April 22, 2014
When DeSean Jackson appeared on “The Arsenio Hall Show” on Monday night, he reminded the host — and the audience — how many times the Redskins play the Eagles this season. Just in case anyone had forgotten.
“Oh yeah, twice. Two times, not once, twice,” said the Redskins‘ newest receiver.
Not that DeSean Jackson is eager for those games or anything.
“I’m sure those two games, there’s gonna be something special about those two games, for sure. I gotta definitely go up on that,” he said.
With the NFL schedule being released soon, it’s quite natural to assume one of those two games will be nationally televised.
Jackson’s appearance was wisely set up as he tries to reshape his image after taking a beating just before and after the Eagles released him last month. Gang affiliations, questions about work ethic and his standing among teammates — it added up to quite a negative portrait.
But Jackson, who signed with the Washington Redskins five days after his release, has come across well in interviews, and that was the case again on Hall’s show. Granted, any such show should be a safe haven for a celebrity, but, regardless, it helps spin a different narrative. Jackson also benefits from an audience that showered him with applause. More than anything, though, he has to make sure his teammates view him a certain way. It’s good to win the PR battle in April; it’s better to cement yourself in the locker room by your attitude, your work ethic and performance in the fall. Ultimately, that’s how he’ll be judged. And, no, he did not miss any Redskins workouts to attend the taping of the show. The players are off.
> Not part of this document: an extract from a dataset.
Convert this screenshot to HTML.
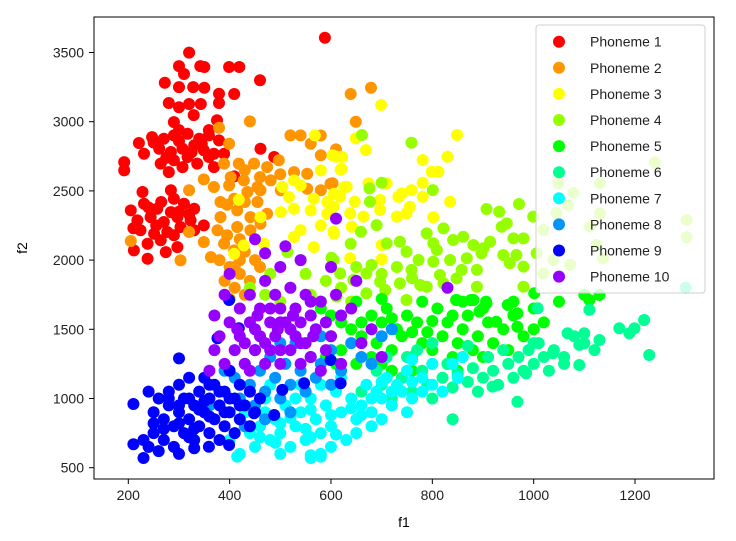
<!DOCTYPE html>
<html><head><meta charset="utf-8"><style>
html,body{margin:0;padding:0;background:#fff;}
svg{display:block;font-family:"Liberation Sans","DejaVu Sans",sans-serif;}
</style></head><body>
<svg id="chart" width="736" height="541" viewBox="0 0 736 541" xmlns="http://www.w3.org/2000/svg">
<rect x="0" y="0" width="736" height="541" fill="#fff"/>
<g id="points"></g>
<rect x="94" y="17" width="620" height="462" fill="none" stroke="#000" stroke-width="1"/>
<g id="xaxis"></g>
<g id="yaxis"></g>
<text x="404" y="527" font-size="14" text-anchor="middle" fill="#000">f1</text>
<text x="0" y="0" font-size="14" text-anchor="middle" fill="#000" transform="translate(27,248) rotate(-90)">f2</text>
<g id="legend"></g>
</svg>
<script>
const xTicks=[200,400,600,800,1000,1200];
const yTicks=[500,1000,1500,2000,2500,3000,3500];
const seriesNames=["Phoneme 1","Phoneme 2","Phoneme 3","Phoneme 4","Phoneme 5","Phoneme 6","Phoneme 7","Phoneme 8","Phoneme 9","Phoneme 10"];
const seriesColors=["#ff0000","#ff9500","#ffff00","#95ff00","#00ff00","#00ff95","#00ffff","#0095ff","#0000ff","#9500ff"];
const p1=[[588,3607],[320,3499],[300,3402],[342,3402],[350,3395],[399,3395],[419,3395],[310,3345],[460,3300],[272,3282],[300,3250],[328,3250],[350,3245],[379,3202],[409,3200],[280,3135],[300,3105],[320,3128],[343,3128],[379,3135],[329,3048],[290,2997],[375,3011],[300,2939],[359,2939],[221,2846],[247,2889],[270,2877],[290,2901],[317,2913],[340,2877],[359,2901],[379,2865],[231,2769],[261,2805],[284,2781],[307,2805],[330,2829],[349,2793],[369,2769],[264,2697],[290,2721],[317,2745],[336,2697],[359,2745],[389,2769],[280,2636],[307,2672],[369,2672],[192,2708],[192,2648],[461,2805],[488,2745],[409,2605],[228,2492],[284,2504],[205,2359],[231,2407],[257,2371],[290,2444],[310,2407],[330,2371],[218,2287],[244,2311],[270,2275],[297,2311],[323,2287],[349,2251],[224,2215],[251,2191],[277,2203],[303,2239],[238,2118],[264,2143],[297,2094],[238,2010],[274,2058],[211,2070],[330,2215],[284,2347],[250,2850],[300,2860],[325,2780],[275,2740],[345,2840],[240,2380],[265,2420],[300,2350],[255,2250],[290,2180],[320,2330],[210,2230]];
const p2=[[440,3002],[379,2957],[399,2841],[520,2901],[540,2901],[560,2841],[580,2757],[389,2697],[418,2697],[448,2697],[474,2672],[497,2721],[527,2636],[553,2624],[402,2600],[349,2583],[369,2528],[399,2540],[428,2576],[455,2528],[481,2576],[320,2504],[382,2420],[409,2444],[435,2492],[461,2504],[501,2504],[553,2516],[580,2504],[599,2552],[382,2311],[415,2359],[441,2311],[474,2335],[415,2239],[441,2215],[376,2215],[320,2203],[205,2138],[349,2131],[389,2119],[409,2070],[363,2022],[303,1998],[461,2263],[400,1950],[420,1900],[440,1850],[410,1800],[430,1750],[400,1720],[460,1950],[390,1850],[450,2000],[420,2000],[380,2000],[639,3200],[679,3246],[649,2999],[603,2555],[580,2900],[610,2800],[430,2650],[460,2600],[500,2620],[395,2400],[430,2420],[455,2420],[420,2150],[395,2180],[430,2060],[410,1950]];
const p3=[[568,2901],[603,2757],[622,2745],[580,2648],[619,2653],[527,2576],[504,2528],[540,2540],[606,2480],[626,2528],[418,2436],[517,2456],[566,2444],[593,2420],[461,2311],[501,2347],[527,2371],[560,2359],[593,2335],[540,2215],[580,2251],[428,2106],[468,2118],[409,2046],[527,2167],[566,2094],[606,2191],[699,3121],[849,2904],[649,2880],[669,2795],[611,2747],[621,2747],[781,2723],[830,2747],[621,2658],[799,2639],[812,2639],[674,2555],[710,2555],[781,2559],[631,2530],[740,2482],[759,2506],[733,2458],[781,2458],[835,2422],[618,2458],[647,2422],[697,2434],[756,2386],[605,2386],[638,2338],[664,2314],[697,2362],[730,2314],[749,2338],[802,2309],[605,2205],[641,2241],[700,2109],[700,2006],[638,2013]];
const p4=[[661,2904],[759,2848],[700,2559],[676,2518],[801,2506],[677,2422],[907,2369],[932,2350],[971,2405],[999,2314],[690,2253],[659,2205],[789,2193],[822,2229],[947,2265],[937,2241],[914,2133],[960,2157],[980,2157],[736,2133],[802,2121],[861,2169],[841,2145],[881,2109],[710,2121],[749,2061],[809,2073],[901,2085],[940,2037],[966,2037],[773,2001],[802,1989],[835,2001],[868,2013],[897,2049],[953,1977],[980,1953],[605,2001],[680,1965],[759,1929],[815,1892],[858,1929],[888,1929],[822,1832],[848,1868],[776,1820],[789,1808],[618,1904],[644,1856],[670,1904],[697,1844],[736,1832],[888,1808],[980,1808],[749,1712],[611,1736],[670,1760],[707,1784],[1239,2706],[1131,2555],[1078,2487],[1049,2555],[1068,2398],[1131,2338],[1045,2338],[1111,2242],[1302,2290],[1302,2165],[1019,2218],[1006,2049],[1039,2001],[1072,1965],[1137,2013],[1019,1904],[1124,2109],[514,2058],[601,2017],[639,2118],[480,1900],[520,1800],[550,1900],[500,1700],[560,1750],[540,2000],[590,1850],[580,1700],[470,1750],[440,1800],[620,1800],[650,1950],[700,1900],[730,1950],[760,1870],[640,1700]];
const p5=[[560,1700],[580,1650],[600,1600],[620,1550],[650,1700],[640,1500],[660,1450],[680,1600],[690,1400],[700,1550],[710,1650],[720,1350],[730,1500],[740,1450],[750,1600],[760,1300],[770,1550],[780,1400],[790,1480],[800,1350],[810,1650],[820,1450],[830,1550],[840,1300],[850,1400],[860,1500],[870,1600],[880,1350],[890,1450],[900,1650],[910,1550],[920,1400],[940,1500],[960,1600],[980,1450],[1000,1650],[1020,1550],[1050,1700],[1100,1750],[600,1450],[620,1350],[650,1250],[700,1250],[720,1200],[680,1300],[760,1200],[800,1250],[850,1200],[900,1300],[950,1350],[1000,1500],[590,1300],[610,1250],[860,1700],[960,1700],[830,1250],[780,1700],[700,1720],[848,1712],[881,1712],[907,1688],[950,1676],[1001,1760],[949,1676],[968,1615],[926,1555],[893,1628],[906,1700],[876,1712],[847,1712],[968,1519],[1110,1712],[1130,1748],[660,1550],[720,1580],[760,1480],[800,1560],[840,1600]];
const p6=[[660,1050],[700,1100],[720,1000],[740,1150],[760,1050],[780,1200],[790,1100],[800,1000],[820,1150],[830,1250],[840,1080],[850,1180],[860,1300],[870,1120],[880,1220],[890,1050],[900,1150],[910,1300],[920,1200],[930,1100],[940,1350],[950,1250],[960,1150],[970,1300],[980,1200],[990,1350],[1000,1250],[1010,1400],[1020,1300],[1030,1200],[1040,1350],[1060,1300],[1080,1450],[1100,1400],[1120,1350],[1300,1800],[1060,1250],[1000,1400],[840,850],[750,1300],[800,1400],[870,1380],[690,1200],[710,1300],[770,1350],[1169,1507],[1199,1507],[1218,1567],[1189,1471],[1228,1314],[1130,1423],[1100,1471],[1090,1387],[1067,1471],[1090,1242],[1038,1327],[1008,1652],[1110,1640],[968,977],[919,1086],[985,1182]];
const p7=[[400,700],[420,600],[440,750],[450,650],[460,800],[470,900],[480,700],[490,850],[500,750],[510,950],[520,650],[530,800],[540,900],[550,700],[560,1000],[560,570],[570,850],[580,580],[580,750],[590,950],[600,800],[610,1050],[620,900],[630,700],[640,1000],[650,850],[660,950],[670,1100],[680,900],[690,1050],[700,1000],[710,1150],[720,950],[730,1100],[740,1050],[750,1200],[760,1000],[780,1150],[800,1100],[820,1050],[850,1150],[840,1250],[500,600],[530,1000],[470,1000],[600,650],[650,750],[700,850],[620,1150],[580,1100],[430,900],[480,1100],[540,1100],[750,900],[680,800],[800,1250],[860,1300],[760,1280],[415,580],[560,590],[580,600],[520,860],[560,920],[600,880],[640,930],[680,1000],[720,1050],[500,820],[460,720],[550,780],[610,740],[660,880],[700,1120],[760,1120],[780,1050],[560,720],[490,680]];
const p8=[[360,950],[380,1050],[400,900],[410,1150],[420,1000],[430,1250],[440,1100],[450,950],[460,1200],[470,1050],[480,1300],[490,1150],[500,1000],[510,1250],[520,1100],[530,1400],[540,1200],[550,1050],[560,1300],[570,1150],[580,1250],[600,1350],[620,1200],[640,1400],[660,1300],[700,1450],[720,1500],[470,850],[520,900],[450,1350],[580,1450],[600,1100],[500,1400],[680,1250],[430,800],[390,1200]];
const p9=[[210,960],[210,670],[230,700],[230,570],[240,1050],[240,650],[250,900],[250,750],[260,1000],[260,620],[270,850],[270,700],[280,950],[280,1050],[290,800],[290,650],[300,1100],[300,900],[300,600],[310,1000],[310,750],[320,850],[320,1150],[330,950],[330,700],[340,1050],[340,800],[350,900],[350,1150],[360,1000],[360,750],[370,850],[370,1100],[380,950],[380,700],[390,1050],[390,800],[400,900],[400,1200],[410,1000],[410,750],[420,850],[420,1100],[430,950],[440,1050],[440,800],[450,900],[460,1000],[300,1290],[330,640],[359,652],[399,664],[399,1712],[376,1435],[418,1507],[599,1278],[619,1110],[547,1110],[448,893],[488,881],[504,1062],[280,1000],[300,950],[320,1000],[340,920],[360,870],[380,1050],[300,820],[330,780],[360,1100],[400,1000],[420,950],[270,780],[250,820],[350,980],[390,900],[320,720]];
const p10=[[370,1350],[380,1450],[390,1250],[400,1550],[400,1900],[410,1350],[420,1450],[420,1650],[430,1250],[440,1550],[440,1750],[450,1350],[450,2150],[460,1450],[460,1650],[470,1250],[470,1850],[480,1550],[480,1350],[490,1750],[490,1450],[500,1650],[500,1250],[510,1550],[510,2100],[520,1350],[520,1800],[530,1450],[530,1650],[540,1550],[540,1250],[550,1750],[550,1400],[560,1600],[560,1300],[570,1500],[580,1700],[580,1200],[600,1450],[610,2300],[620,1600],[650,1850],[680,1500],[700,1300],[830,1800],[390,1750],[360,1200],[470,2050],[540,2000],[600,1950],[500,1950],[590,1350],[620,1250],[440,1200],[370,1600],[415,1500],[455,1600],[495,1500],[525,1600],[565,1450],[470,1400],[500,1350],[520,1500],[540,1400],[560,1700],[500,1550],[480,1650],[450,1500],[430,1400],[590,1550],[610,1750],[640,1650],[660,1400]];
const allSeries=[p1,p2,p3,p4,p5,p6,p7,p8,p9,p10];

const NS="http://www.w3.org/2000/svg";
function xs(v){return 128.3+(v-200)*0.5067;}
function ys(v){return 467.7-(v-500)*0.1384;}
const gp=document.getElementById('points');
allSeries.forEach(function(ser,si){
  ser.forEach(function(pt){
    const c=document.createElementNS(NS,'circle');
    c.setAttribute('cx',xs(pt[0]).toFixed(1));
    c.setAttribute('cy',ys(pt[1]).toFixed(1));
    c.setAttribute('r','6');
    c.setAttribute('fill',seriesColors[si]);
    
    
    gp.appendChild(c);
  });
});
const gx=document.getElementById('xaxis');
xTicks.forEach(function(t){
  const x=xs(t);
  const l=document.createElementNS(NS,'line');
  l.setAttribute('x1',x);l.setAttribute('x2',x);l.setAttribute('y1',479);l.setAttribute('y2',484);
  l.setAttribute('stroke','#000');
  
  
  gx.appendChild(l);
  const tx=document.createElementNS(NS,'text');
  tx.setAttribute('x',x);tx.setAttribute('y',500);
  tx.setAttribute('font-size','14');tx.setAttribute('text-anchor','middle');tx.setAttribute('fill','#222');
  tx.textContent=t;
  
  
  gx.appendChild(tx);
});
const gy=document.getElementById('yaxis');
yTicks.forEach(function(t){
  const y=ys(t);
  const l=document.createElementNS(NS,'line');
  l.setAttribute('x1',89);l.setAttribute('x2',94);l.setAttribute('y1',y);l.setAttribute('y2',y);
  l.setAttribute('stroke','#000');
  
  
  gy.appendChild(l);
  const tx=document.createElementNS(NS,'text');
  tx.setAttribute('x',84);tx.setAttribute('y',y+5);
  tx.setAttribute('font-size','14');tx.setAttribute('text-anchor','end');tx.setAttribute('fill','#222');
  tx.textContent=t;
  
  
  gy.appendChild(tx);
});
const gl=document.getElementById('legend');
const box=document.createElementNS(NS,'rect');
box.setAttribute('x',536);box.setAttribute('y',25);box.setAttribute('width',169);box.setAttribute('height',268);
box.setAttribute('rx',3);box.setAttribute('fill','rgba(255,255,255,0.8)');box.setAttribute('stroke','#d0d0d0');


gl.appendChild(box);
seriesNames.forEach(function(n,i){
  const y=41.7+i*26.1;
  const c=document.createElementNS(NS,'circle');
  c.setAttribute('cx',559);c.setAttribute('cy',y);c.setAttribute('r',6);c.setAttribute('fill',seriesColors[i]);
  
  
  gl.appendChild(c);
  const t=document.createElementNS(NS,'text');
  t.setAttribute('x',590);t.setAttribute('y',y+5);t.setAttribute('font-size','14');t.setAttribute('fill','#222');
  t.textContent=n;
  
  
  gl.appendChild(t);
});
</script>
</body></html>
For now, though, this is his chance to reveal himself.
Hall even asked whether Jackson felt there were some things he had to change about himself because of what happened — based on feeling that the Eagles might have had a point.
“I’m an honest person, I’m a realist at the end of the day. I’m human, I’m not perfect,” Jackson said. “At the end of the day, I came in the NFL 20 years old, so that was a lot given to me. Coming from where I came from, I had to get along, I had to learn some things, I had to go through what I did to get to where I am now. I’m 27 now. I can definitely say I learned a lot. For sure I’m gonna do some things different, but, as far as, like, overall, being a bad energy in the locker room, none of that stuff ever occurred. I love my teammates.”
Jackson recalled how his release happened.
“It was almost unreal, honestly. My agent called me because I missed the call from [the] head coach, and I’m sitting there like, ‘What’s the reason behind it, what’s going on? Somebody tell me,'” Jackson said.
“Basically, [coach Chip Kelly] told me, ‘I think it’s best for the team and I think it’s best for yourself [to part ways]. We’re gonna let you negotiate with 31 other teams.’ So I’m like, ‘Are you sure?’ I asked him one more time, I asked him what’s the reason, he said that’s what it was. I’m like, let’s get it started, let’s get it going.”
So, yeah, two times.
And Jackson talked about not abandoning his boyhood friends.
“A lot of us all said we wanted to make it, and I was fortunate enough to make it,” he said. “I want to share life with my boys. I want them to come out, have a good time. I want them to live the life I’m living, too.”